After receiving extra funding from the federal government, the Lodi City Council awarded grant money for the first time on Wednesday to a local community college’s small business development program, which already has a track record in Lodi.
The city got $52,100 more than it was expecting from the federal Community Development Block Grant program. The extra money, coupled with $60,286 of grant money for next year left city officials with more than $100,000 to spend on community development projects.
Of that, the Small Business Development Center at San Joaquin Delta College will receive $10,000 to help foster small business growth in Lodi.

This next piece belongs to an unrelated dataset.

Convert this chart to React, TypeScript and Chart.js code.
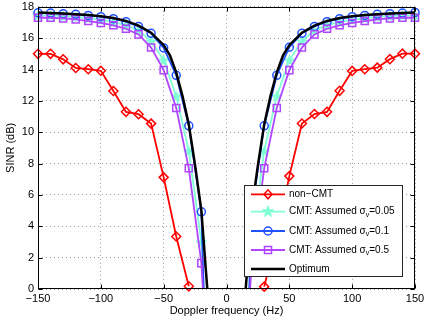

While this is the first time the city has given the center money, Councilwoman JoAnne Mounce said that in her job as a certified public accountant working with small businesses in Lodi — including one Downtown that now has four employees — the Delta College program helped write business plans and find start-up funds.
Mounce did not name the businesses, and after the meeting said she couldn’t because of her confidential work with the companies.
“I saw the product of the work (the center) helped them with, and I thought it was very good work,” Mounce said.
She said the Small Business Development Center helped the companies develop business plans and projections, as well as helping them get loans from local banks.
These grant funds were awarded before the federal government shutdown took effect Tuesday, after Congress failed to pass a spending plan by Monday’s deadline.
City Manager Rad Bartlam said the federal shutdown shouldn’t affect the city’s ability to receive the block grant money. This is because the city is reimbursed for project expenses after the funds have been spent.
It usually takes between four to six weeks for the city to get its money after it submits paperwork to the federal government.
More than half the additional grant money, $57,237, is slated to fund the city’s years-long effort to bring the Grape Bowl in line with Americans with Disabilities Act requirements.
Hutchins Street Square will also receive $26,792 as part of the new spending plan for ADA improvements, and an additional $7,500 for the public pool in the Square to put in a new chair lift that helps people with disabilities get in and out of the water.
Both the city’s hunger relief program and feral cat sterilization program received more money from the block grant.
Of the money left over from last year, the biggest chunk came from of the Hale Park basketball court resurfacing, which came in $38,720 under budget.
Another $14,211 of the unused money came from the city’s graffiti removal program.